Improved Articulation
    Regarding articulation, trombonists are commonly taught to consider alternate positions in legato passages where alternate positions will cause the player to cross partials in the overtone series or engage a valve, thus creating opportunities for natural slurring without use of the legato tongue. That advice is wise and often helpful. For example, in the passage below from the Trombone Concerto by Gordon Jacob (1895-1984), playing the Bb3 in the sixth bar in fifth position, while yielding no obvious technical advantage (it merely delays a large slide movement by less than one beat), allows the player to maintain consistency of articulation throughout the passage. The player will use natural slurs for all of the indicated slurs instead of introducing the legato tongue as would be necessary to play this note in first position. Playing the C3 in the next bar using the F-attachment in first position has a similar effect; most players will do this intuitively. Besides creating more consistency of articulation, using natural slurs throughout this passage makes the rapid tonguing required for the remaining notes just a bit easier.

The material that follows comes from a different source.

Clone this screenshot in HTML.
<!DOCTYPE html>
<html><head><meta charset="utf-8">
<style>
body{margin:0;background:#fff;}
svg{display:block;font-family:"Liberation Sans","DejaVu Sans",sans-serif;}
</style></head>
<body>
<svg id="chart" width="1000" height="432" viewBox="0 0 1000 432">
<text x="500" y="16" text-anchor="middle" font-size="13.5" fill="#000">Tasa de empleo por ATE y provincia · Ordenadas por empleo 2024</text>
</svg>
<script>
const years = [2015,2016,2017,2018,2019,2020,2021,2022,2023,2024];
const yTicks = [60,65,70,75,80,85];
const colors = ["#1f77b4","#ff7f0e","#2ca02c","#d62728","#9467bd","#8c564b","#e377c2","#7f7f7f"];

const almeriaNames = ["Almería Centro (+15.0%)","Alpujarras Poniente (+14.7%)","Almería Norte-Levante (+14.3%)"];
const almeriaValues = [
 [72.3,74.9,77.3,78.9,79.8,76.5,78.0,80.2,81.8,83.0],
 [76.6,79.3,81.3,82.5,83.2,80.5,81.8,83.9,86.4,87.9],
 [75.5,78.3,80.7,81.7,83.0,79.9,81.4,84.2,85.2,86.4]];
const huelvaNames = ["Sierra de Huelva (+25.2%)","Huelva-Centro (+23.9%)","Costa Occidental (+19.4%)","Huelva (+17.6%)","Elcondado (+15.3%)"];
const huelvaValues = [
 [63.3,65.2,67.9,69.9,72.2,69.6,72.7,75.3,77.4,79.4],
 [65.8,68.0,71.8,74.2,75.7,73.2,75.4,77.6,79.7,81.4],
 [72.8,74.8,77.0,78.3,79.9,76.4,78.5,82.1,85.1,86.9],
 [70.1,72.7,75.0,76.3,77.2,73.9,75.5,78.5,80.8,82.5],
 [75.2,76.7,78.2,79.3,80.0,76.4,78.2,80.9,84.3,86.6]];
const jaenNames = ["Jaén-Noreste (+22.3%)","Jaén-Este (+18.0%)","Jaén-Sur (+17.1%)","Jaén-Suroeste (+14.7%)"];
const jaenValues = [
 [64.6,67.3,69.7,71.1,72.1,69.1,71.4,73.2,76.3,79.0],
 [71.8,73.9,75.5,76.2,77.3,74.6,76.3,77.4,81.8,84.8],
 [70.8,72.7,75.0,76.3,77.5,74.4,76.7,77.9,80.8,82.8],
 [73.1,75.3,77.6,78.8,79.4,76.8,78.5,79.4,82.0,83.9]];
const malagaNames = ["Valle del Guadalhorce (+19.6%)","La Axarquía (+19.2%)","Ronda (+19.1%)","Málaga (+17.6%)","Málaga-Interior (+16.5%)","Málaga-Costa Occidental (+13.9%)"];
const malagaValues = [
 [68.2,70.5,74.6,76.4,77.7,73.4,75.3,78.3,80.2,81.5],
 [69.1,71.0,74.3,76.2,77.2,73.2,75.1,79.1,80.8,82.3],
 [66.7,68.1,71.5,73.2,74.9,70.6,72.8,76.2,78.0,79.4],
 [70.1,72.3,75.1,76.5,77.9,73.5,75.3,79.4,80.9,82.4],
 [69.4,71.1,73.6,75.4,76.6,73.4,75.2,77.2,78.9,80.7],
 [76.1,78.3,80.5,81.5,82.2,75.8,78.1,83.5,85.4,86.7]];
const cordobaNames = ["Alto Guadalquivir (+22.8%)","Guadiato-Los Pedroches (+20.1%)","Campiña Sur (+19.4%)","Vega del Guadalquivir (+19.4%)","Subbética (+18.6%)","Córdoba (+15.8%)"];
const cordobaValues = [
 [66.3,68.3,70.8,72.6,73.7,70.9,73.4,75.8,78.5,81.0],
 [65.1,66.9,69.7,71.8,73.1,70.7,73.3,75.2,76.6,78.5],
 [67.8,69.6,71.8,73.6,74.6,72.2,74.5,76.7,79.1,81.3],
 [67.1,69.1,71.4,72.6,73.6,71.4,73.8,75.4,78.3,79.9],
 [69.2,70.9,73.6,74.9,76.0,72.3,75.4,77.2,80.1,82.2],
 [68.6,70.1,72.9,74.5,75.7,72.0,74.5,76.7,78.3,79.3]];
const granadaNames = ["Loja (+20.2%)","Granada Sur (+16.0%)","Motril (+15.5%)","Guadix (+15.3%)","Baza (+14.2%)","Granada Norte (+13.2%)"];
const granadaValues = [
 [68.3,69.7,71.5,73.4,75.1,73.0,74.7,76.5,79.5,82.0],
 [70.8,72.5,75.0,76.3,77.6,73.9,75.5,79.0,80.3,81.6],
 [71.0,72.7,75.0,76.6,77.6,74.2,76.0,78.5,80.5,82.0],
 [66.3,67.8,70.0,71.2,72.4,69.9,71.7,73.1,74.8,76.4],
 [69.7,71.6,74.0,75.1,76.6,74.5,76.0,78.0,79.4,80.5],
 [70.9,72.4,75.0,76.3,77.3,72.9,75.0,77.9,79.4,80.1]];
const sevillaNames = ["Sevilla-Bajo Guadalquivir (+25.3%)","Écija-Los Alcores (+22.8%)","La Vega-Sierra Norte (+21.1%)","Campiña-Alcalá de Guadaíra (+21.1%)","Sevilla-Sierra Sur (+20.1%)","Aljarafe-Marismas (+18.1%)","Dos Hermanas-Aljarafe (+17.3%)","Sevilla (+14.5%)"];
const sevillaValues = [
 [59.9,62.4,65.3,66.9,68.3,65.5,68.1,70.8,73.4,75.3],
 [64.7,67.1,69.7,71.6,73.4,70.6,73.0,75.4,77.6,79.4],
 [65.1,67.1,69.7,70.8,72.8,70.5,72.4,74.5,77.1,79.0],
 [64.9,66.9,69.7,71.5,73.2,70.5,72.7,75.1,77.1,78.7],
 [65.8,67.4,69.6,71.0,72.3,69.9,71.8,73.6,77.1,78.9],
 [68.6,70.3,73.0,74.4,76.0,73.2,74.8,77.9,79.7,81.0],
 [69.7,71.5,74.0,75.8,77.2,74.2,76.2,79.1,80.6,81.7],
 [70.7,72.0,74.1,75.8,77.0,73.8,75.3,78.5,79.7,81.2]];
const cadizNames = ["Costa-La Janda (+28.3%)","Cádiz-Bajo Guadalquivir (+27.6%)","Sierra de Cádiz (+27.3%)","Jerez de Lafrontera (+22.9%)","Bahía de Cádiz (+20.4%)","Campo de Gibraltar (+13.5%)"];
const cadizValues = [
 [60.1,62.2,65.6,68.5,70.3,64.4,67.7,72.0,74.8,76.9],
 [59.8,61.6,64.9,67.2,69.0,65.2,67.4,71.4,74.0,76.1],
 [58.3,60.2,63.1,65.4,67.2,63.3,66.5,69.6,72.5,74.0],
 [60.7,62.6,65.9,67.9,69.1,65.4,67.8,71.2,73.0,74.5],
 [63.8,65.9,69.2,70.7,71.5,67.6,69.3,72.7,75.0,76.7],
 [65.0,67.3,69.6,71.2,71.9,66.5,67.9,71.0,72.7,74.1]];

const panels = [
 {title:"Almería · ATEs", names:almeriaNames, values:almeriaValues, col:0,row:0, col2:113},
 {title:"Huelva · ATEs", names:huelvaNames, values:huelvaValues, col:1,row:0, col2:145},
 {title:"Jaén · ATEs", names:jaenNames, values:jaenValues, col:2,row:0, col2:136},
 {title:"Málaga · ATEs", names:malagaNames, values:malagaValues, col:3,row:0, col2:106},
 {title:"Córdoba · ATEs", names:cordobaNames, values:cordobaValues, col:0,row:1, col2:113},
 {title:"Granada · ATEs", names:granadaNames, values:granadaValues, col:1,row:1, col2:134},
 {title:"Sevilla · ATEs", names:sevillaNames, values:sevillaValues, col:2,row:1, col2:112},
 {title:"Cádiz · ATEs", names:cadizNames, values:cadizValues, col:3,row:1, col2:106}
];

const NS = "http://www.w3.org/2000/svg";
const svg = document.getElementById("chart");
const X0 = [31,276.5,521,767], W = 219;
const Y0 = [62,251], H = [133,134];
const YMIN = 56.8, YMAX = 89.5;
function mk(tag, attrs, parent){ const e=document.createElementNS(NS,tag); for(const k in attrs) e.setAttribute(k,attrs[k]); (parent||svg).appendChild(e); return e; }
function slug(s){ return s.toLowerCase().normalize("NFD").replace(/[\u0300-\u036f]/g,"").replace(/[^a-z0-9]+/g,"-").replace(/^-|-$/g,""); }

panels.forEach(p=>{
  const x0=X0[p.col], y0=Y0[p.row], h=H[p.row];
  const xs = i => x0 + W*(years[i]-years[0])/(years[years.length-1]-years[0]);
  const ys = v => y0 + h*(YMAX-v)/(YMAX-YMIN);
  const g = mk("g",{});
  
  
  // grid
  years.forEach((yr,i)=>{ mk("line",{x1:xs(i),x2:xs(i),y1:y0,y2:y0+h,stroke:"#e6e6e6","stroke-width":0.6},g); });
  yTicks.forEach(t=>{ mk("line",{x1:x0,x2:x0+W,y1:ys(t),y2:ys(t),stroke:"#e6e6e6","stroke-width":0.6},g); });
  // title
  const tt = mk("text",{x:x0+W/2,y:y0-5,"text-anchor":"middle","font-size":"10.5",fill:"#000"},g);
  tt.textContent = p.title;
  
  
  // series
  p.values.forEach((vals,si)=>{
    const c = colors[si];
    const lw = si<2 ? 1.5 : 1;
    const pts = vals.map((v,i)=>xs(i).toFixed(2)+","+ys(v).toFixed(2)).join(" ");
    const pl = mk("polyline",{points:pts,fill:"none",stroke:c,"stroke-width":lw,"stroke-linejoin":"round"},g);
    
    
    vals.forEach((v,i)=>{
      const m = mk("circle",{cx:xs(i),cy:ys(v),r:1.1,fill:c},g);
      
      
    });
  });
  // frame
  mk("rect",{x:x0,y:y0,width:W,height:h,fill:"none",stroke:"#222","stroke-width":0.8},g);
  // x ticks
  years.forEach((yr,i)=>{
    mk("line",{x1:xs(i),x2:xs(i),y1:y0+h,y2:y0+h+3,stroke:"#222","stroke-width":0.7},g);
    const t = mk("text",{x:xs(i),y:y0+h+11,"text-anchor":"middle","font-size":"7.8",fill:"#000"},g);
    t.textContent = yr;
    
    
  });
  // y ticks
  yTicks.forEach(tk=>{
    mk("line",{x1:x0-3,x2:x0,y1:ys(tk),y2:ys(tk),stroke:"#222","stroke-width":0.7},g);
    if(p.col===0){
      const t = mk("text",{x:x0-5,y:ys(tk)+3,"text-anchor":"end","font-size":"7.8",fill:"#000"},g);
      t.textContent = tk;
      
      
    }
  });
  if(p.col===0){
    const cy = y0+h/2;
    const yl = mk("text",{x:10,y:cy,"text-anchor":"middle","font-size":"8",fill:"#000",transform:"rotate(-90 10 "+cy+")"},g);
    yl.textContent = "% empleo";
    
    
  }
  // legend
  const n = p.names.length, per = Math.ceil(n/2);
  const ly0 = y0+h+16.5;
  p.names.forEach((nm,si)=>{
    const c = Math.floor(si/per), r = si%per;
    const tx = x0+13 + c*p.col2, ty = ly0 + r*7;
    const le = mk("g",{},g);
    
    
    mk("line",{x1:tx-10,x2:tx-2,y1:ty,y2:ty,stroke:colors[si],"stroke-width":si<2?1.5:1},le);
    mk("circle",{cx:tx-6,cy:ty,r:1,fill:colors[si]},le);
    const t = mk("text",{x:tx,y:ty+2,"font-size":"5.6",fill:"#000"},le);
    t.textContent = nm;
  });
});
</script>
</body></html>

Jacob Trombone Concerto, 1st mvt.

    It is worth noting that sometimes the smoothest articulation is achieved when one eschews a natural slurring opportunity requiring a very long slide movement in favor of using the legato tongue in combination with a shorter slide movement. Consider the above Rimsky-Korsakov excerpt again. Playing the Bb3 in the eighth bar in first position permits using a natural slur, but the long slide movement might negate the advantage of the natural slur by jostling the instrument in a way that creates an articulation of its own, in addition to creating a timbre issue. Although this effect is largely mitigated when the slide is in good repair and one has efficient slide technique, shorter motions with fewer changes in direction combined with good tonguing technique (particularly a good legato tongue) often facilitate the best articulation.

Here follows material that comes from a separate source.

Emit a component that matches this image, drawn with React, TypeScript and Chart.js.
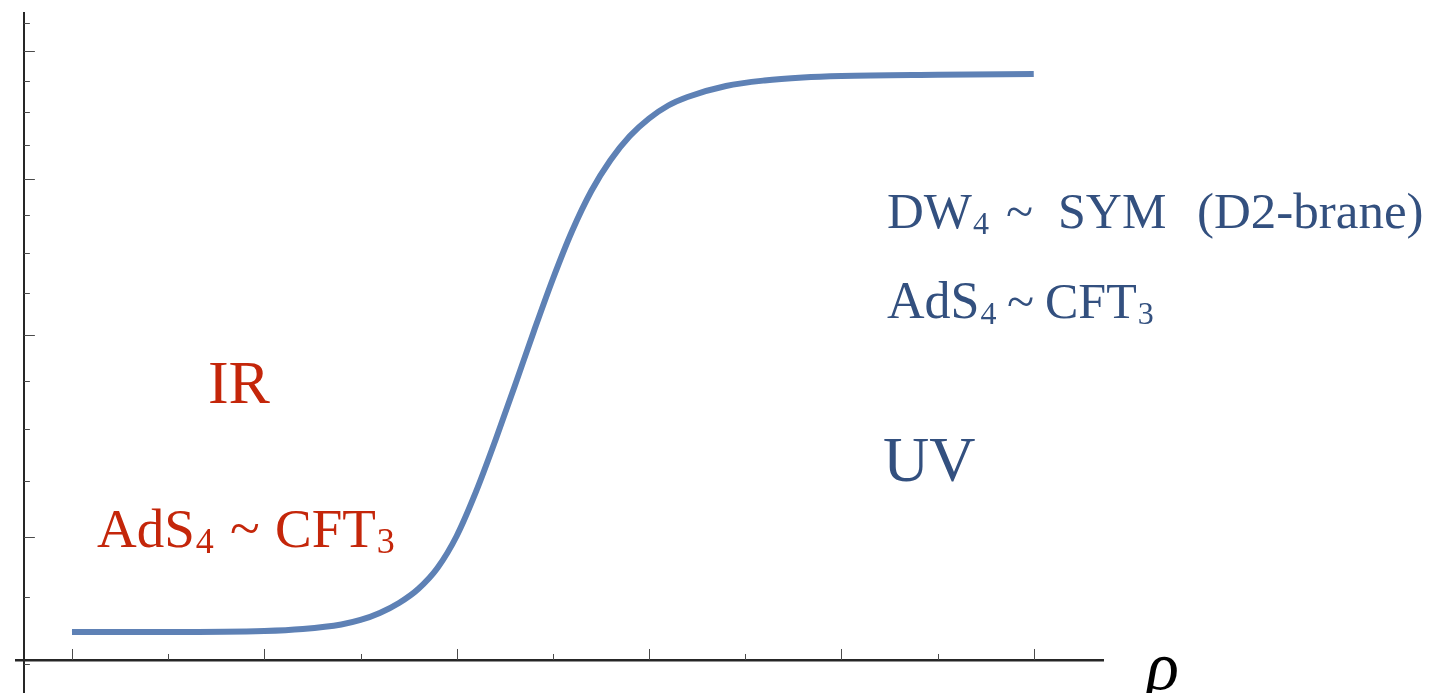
import React, { useEffect, useRef } from "react";
import { Chart, registerables } from "chart.js";

Chart.register(...registerables);

// curve samples (rho, value)
const rhoValues = [0, 0.5, 1.0, 1.2, 1.4, 1.5, 1.6, 1.7, 1.8, 1.9, 2.0, 2.1, 2.2, 2.3, 2.4, 2.5, 2.6, 2.7, 2.8, 2.9, 3.0, 3.1, 3.2, 3.4, 3.6, 3.8, 4.0, 4.5, 5.0];
const curveValues = [0.046, 0.046, 0.0476, 0.0509, 0.0583, 0.0657, 0.0772, 0.0936, 0.1166, 0.1511, 0.2036, 0.2759, 0.3596, 0.4483, 0.5386, 0.6256, 0.7044, 0.7701, 0.821, 0.8604, 0.8892, 0.9105, 0.9245, 0.9425, 0.9516, 0.9565, 0.9589, 0.9609, 0.9622];

// tick positions
const xMajorTicks = [0, 1, 2, 3, 4, 5];
const xMinorTicks = [0.5, 1.5, 2.5, 3.5, 4.5];
const yMajorTicks = [1.0, 0.7898, 0.5337, 0.2025];
const yMinorTicks = [1.0465, 0.9507, 0.8998, 0.8456, 0.7307, 0.6683, 0.6031, 0.4586, 0.3793, 0.2944, 0.103, -0.0071];

const X_MIN = -0.291;
const X_MAX = 5.36;
const Y_MIN = -0.0542;
const Y_MAX = 1.0624;
const Y_AXIS_AT = -0.25;

const SERIF = '"Liberation Serif", "Times New Roman", serif';
const RED = "#C4260A";
const BLUE = "#33507F";

// dx: offset from label anchor; attach: placed right after previous piece
type Seg = { t: string; dx?: number; attach?: boolean; size: number; dy?: number };
type Label = { x: number; y: number; color: string; segs: Seg[]; italic?: boolean };

const labels: Label[] = [
  { x: 0.707, y: 0.422, color: RED, segs: [{ t: "IR", dx: 0, size: 62 }] },
  {
    x: 0.13, y: 0.1856, color: RED, segs: [
      { t: "AdS", dx: 0, size: 55 },
      { t: "4", attach: true, size: 36, dy: 6 },
      { t: "~", dx: 133, size: 55 },
      { t: "CFT", dx: 178, size: 55 },
      { t: "3", attach: true, size: 36, dy: 6 },
    ],
  },
  { x: 4.216, y: 0.2939, color: BLUE, segs: [{ t: "UV", dx: 0, size: 64 }] },
  {
    x: 4.237, y: 0.7094, color: BLUE, segs: [
      { t: "DW", dx: 0, size: 51 },
      { t: "4", attach: true, size: 32, dy: 6 },
      { t: "~", dx: 119, size: 50 },
      { t: "SYM", dx: 171, size: 50 },
      { t: "(D2-brane)", dx: 310, size: 51 },
    ],
  },
  {
    x: 4.237, y: 0.5616, color: BLUE, segs: [
      { t: "AdS", dx: 0, size: 52 },
      { t: "4", attach: true, size: 32, dy: 6 },
      { t: "~", dx: 120, size: 50 },
      { t: "CFT", dx: 158, size: 50 },
      { t: "3", attach: true, size: 32, dy: 6 },
    ],
  },
  { x: 5.585, y: -0.048, color: "#000", italic: true, segs: [{ t: "ρ", dx: 0, size: 68 }] },
];

const tickPlugin = {
  id: "innerTicks",
  beforeDatasetsDraw(chart: any) {
    const { ctx, scales } = chart;
    const xs = scales.x;
    const ys = scales.y;
    const axisY = ys.getPixelForValue(0);
    const axisX = xs.getPixelForValue(Y_AXIS_AT);
    ctx.save();
    ctx.strokeStyle = "#4a4a4a";
    ctx.lineWidth = 1;
    ctx.beginPath();
    const xt = (v: number, len: number) => {
      const p = Math.round(xs.getPixelForValue(v)) + 0.5;
      ctx.moveTo(p, axisY);
      ctx.lineTo(p, axisY - len);
    };
    const yt = (v: number, len: number) => {
      const p = Math.round(ys.getPixelForValue(v)) + 0.5;
      ctx.moveTo(axisX, p);
      ctx.lineTo(axisX + len, p);
    };
    xMajorTicks.forEach((v) => xt(v, 11));
    xMinorTicks.forEach((v) => xt(v, 6));
    yMajorTicks.forEach((v) => yt(v, 11));
    yMinorTicks.forEach((v) => yt(v, 6));
    ctx.stroke();
    ctx.restore();
  },
};

const textPlugin = {
  id: "textLabels",
  afterDraw(chart: any) {
    const { ctx, scales } = chart;
    ctx.save();
    ctx.textBaseline = "alphabetic";
    ctx.textAlign = "left";
    labels.forEach((l) => {
      const x0 = scales.x.getPixelForValue(l.x);
      const y0 = scales.y.getPixelForValue(l.y);
      ctx.fillStyle = l.color;
      let end = x0;
      l.segs.forEach((s) => {
        ctx.font = `${l.italic ? "italic " : ""}${s.size}px ${SERIF}`;
        const x = s.attach ? end + 1 : x0 + (s.dx || 0);
        ctx.fillText(s.t, x, y0 + (s.dy || 0));
        end = x + ctx.measureText(s.t).width;
      });
    });
    ctx.restore();
  },
};

export default function App() {
  const ref = useRef<HTMLCanvasElement>(null);
  useEffect(() => {
    document.body.style.margin = "0";
    document.body.style.overflow = "hidden";
    const chart = new Chart(ref.current!, {
      type: "line",
      data: {
        datasets: [
          {
            data: rhoValues.map((x, i) => ({ x, y: curveValues[i] })),
            borderColor: "#5E81B5",
            borderWidth: 6,
            pointRadius: 0,
            fill: false,
            cubicInterpolationMode: "monotone",
            borderCapStyle: "butt",
          },
        ],
      },
      options: {
        animation: false,
        responsive: true,
        maintainAspectRatio: false,
        layout: { padding: { left: 16, right: 329, top: 13, bottom: 0 } },
        plugins: { legend: { display: false }, tooltip: { enabled: false } },
        scales: {
          x: {
            type: "linear",
            min: X_MIN,
            max: X_MAX,
            position: { y: 0 },
            grid: { display: false, drawTicks: false },
            border: { display: true, color: "#262626", width: 2.5 },
            ticks: { display: false },
          },
          y: {
            type: "linear",
            min: Y_MIN,
            max: Y_MAX,
            position: { x: Y_AXIS_AT },
            grid: { display: false, drawTicks: false },
            border: { display: true, color: "#262626", width: 2 },
            ticks: { display: false },
          },
        },
      } as any,
      plugins: [tickPlugin, textPlugin],
    });
    return () => chart.destroy();
  }, []);
  return (
    <div style={{ width: 1432, height: 693, position: "relative", background: "#fff" }}>
      <canvas ref={ref} />
    </div>
  );
}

    While trombonists most often use alternate positions for mechanical ease, timbre, tuning, and articulation should also factor into slide position choices. As the above excerpts exemplify, these considerations often overlap, thus making these choices quite easy for attentive players. Trombone students should develop the fullest possible understanding of the overtone series and the alternate position opportunities that exist, and then use these to make playing easier and the sound more beautiful.